**What you have to do**. Filter for the word "Write" and keep each matching line.

**Given entries**.
------------------------

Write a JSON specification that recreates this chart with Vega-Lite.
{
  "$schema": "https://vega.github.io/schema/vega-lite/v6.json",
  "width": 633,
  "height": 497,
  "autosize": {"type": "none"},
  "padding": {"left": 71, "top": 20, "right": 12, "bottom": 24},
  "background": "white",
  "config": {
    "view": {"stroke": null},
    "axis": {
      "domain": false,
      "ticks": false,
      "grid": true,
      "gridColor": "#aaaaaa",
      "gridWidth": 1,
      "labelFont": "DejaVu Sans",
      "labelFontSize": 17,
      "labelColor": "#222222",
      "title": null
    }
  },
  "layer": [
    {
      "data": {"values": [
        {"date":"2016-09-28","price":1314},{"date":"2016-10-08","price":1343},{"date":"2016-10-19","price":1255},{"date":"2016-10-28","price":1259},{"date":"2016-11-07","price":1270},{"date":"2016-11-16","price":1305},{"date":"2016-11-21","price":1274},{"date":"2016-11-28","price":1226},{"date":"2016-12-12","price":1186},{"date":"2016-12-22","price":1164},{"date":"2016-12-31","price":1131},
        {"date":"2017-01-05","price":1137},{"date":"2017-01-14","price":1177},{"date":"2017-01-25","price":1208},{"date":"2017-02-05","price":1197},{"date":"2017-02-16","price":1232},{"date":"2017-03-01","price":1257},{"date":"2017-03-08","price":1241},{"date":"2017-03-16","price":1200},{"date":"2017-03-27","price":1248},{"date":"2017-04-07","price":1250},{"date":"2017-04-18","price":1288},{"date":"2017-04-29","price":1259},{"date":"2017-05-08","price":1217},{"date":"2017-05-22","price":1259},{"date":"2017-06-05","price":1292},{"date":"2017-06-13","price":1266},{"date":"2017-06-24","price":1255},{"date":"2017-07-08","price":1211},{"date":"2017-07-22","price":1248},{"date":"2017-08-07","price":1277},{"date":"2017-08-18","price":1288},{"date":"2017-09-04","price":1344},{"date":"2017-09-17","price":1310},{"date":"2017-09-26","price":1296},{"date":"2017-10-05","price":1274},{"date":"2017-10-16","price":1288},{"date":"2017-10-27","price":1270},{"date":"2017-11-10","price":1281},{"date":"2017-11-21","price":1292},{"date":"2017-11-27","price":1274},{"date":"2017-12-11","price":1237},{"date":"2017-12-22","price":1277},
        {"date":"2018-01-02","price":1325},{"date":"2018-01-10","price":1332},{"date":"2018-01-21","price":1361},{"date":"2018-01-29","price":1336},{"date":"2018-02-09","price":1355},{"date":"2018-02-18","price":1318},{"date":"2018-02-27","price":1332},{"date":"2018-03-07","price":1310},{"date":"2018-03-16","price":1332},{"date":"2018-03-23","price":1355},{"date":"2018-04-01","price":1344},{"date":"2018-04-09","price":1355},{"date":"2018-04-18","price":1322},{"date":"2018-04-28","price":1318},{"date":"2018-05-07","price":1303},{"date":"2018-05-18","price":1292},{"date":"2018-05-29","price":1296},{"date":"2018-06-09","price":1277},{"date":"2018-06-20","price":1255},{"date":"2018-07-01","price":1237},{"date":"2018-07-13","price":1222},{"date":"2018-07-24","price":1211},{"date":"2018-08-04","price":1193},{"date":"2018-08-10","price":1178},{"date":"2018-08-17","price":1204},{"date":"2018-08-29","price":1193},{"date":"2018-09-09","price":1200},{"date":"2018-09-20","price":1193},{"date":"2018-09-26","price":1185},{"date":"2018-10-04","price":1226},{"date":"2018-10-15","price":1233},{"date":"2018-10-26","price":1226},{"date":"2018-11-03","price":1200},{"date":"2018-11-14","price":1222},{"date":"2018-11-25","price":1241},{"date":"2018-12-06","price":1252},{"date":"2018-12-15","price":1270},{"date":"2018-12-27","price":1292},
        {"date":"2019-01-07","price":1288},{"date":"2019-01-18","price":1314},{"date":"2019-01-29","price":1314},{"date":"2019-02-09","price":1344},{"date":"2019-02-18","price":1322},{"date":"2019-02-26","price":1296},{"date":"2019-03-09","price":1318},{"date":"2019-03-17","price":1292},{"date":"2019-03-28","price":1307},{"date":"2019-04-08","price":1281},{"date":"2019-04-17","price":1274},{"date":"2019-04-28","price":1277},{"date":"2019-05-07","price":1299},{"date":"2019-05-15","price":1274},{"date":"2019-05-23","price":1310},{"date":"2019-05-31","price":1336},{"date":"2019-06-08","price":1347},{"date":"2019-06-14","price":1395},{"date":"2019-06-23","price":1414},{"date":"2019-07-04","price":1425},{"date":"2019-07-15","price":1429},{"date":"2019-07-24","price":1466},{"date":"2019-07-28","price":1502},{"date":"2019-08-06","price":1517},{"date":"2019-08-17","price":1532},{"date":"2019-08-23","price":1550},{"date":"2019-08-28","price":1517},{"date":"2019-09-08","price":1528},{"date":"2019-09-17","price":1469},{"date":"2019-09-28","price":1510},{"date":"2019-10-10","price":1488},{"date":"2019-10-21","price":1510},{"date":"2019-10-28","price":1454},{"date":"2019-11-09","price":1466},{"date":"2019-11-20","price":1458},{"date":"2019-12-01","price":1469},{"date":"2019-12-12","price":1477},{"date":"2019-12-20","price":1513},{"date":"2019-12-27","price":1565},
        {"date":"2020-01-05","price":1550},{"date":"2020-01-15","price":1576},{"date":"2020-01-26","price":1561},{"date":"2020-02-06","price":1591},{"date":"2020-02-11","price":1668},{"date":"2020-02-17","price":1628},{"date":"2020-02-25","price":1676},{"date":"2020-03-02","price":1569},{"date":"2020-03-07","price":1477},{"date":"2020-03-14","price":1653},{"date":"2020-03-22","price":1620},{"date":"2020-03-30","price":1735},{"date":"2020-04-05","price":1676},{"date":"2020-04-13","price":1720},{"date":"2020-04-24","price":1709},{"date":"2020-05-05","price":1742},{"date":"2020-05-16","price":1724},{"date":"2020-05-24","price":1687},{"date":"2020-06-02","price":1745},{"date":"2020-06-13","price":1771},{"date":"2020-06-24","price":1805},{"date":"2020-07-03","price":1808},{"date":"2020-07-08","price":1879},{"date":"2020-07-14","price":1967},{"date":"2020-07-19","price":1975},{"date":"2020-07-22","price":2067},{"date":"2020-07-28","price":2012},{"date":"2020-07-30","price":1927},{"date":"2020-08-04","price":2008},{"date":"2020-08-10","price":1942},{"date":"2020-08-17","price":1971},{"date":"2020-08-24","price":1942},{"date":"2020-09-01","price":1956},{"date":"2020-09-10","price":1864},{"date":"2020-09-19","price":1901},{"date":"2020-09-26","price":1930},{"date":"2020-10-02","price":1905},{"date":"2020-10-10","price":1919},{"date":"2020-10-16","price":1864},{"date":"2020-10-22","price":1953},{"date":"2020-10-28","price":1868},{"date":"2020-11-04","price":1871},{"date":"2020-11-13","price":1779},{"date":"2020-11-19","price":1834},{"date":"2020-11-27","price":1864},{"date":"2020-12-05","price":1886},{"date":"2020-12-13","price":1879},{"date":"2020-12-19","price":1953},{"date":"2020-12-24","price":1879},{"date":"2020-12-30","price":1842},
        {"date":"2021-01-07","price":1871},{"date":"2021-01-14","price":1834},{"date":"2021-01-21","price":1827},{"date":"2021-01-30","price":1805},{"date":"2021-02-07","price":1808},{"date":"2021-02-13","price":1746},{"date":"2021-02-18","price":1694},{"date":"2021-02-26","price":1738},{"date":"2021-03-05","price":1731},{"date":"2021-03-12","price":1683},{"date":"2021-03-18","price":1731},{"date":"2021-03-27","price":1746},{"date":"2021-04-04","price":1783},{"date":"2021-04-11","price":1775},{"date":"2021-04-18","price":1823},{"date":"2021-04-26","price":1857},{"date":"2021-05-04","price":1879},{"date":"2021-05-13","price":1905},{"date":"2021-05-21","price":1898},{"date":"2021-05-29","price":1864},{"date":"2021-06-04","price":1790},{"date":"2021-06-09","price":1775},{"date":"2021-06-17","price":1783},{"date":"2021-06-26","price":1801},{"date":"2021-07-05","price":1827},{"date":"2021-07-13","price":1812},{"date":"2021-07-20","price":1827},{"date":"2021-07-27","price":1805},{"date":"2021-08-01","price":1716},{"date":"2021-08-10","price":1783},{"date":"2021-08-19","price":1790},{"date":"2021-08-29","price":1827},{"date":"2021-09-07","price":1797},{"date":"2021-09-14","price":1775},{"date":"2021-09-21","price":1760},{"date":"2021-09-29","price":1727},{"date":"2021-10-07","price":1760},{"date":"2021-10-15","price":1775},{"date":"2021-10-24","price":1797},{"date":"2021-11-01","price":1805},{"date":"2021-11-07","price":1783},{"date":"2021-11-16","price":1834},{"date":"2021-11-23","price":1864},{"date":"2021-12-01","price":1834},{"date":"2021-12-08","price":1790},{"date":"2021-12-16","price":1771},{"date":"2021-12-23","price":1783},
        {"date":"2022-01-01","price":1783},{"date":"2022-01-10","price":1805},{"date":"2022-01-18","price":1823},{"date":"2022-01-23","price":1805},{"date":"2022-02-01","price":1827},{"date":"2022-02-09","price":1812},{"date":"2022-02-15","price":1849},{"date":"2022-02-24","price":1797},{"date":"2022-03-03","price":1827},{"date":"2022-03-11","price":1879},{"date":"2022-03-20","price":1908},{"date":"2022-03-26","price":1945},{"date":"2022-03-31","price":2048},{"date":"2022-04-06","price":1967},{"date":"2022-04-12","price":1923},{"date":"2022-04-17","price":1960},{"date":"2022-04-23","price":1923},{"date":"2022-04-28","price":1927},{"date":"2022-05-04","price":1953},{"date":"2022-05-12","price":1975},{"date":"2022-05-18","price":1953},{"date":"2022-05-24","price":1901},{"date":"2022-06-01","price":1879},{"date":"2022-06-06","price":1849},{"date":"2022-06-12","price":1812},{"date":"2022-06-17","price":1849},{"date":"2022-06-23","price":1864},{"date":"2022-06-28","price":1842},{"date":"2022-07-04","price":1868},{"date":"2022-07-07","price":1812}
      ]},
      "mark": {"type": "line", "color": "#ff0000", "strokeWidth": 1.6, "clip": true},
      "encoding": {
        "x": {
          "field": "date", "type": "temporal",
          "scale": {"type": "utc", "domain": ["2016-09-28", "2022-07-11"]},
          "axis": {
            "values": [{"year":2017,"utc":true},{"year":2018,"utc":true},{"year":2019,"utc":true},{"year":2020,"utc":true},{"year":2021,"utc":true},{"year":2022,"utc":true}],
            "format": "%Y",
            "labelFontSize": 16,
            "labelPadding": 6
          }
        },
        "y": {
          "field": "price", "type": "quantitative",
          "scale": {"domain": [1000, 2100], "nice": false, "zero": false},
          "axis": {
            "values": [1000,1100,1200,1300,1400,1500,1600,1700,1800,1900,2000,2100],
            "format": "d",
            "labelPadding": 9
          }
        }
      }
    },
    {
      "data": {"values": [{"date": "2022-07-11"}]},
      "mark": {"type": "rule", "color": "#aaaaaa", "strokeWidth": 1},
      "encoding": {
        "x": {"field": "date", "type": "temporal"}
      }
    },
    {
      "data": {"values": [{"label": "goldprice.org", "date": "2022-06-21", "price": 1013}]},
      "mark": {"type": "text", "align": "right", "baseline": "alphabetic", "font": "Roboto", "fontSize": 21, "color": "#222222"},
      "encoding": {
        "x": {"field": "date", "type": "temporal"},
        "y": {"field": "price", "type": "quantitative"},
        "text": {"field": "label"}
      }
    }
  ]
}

------------------------

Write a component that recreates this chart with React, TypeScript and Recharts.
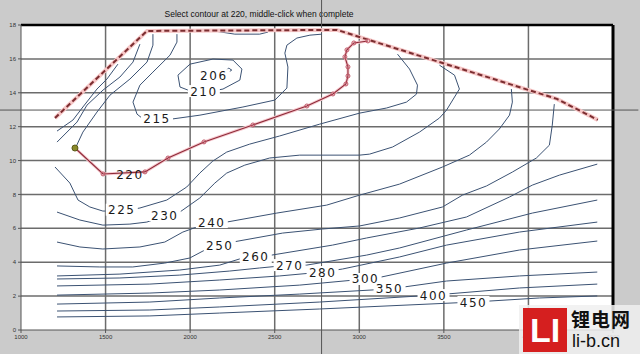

------------------------

**Finished answer**.
Write a JSON specification that recreates this chart with Vega-Lite.
Write a component that recreates this chart with React, TypeScript and Recharts.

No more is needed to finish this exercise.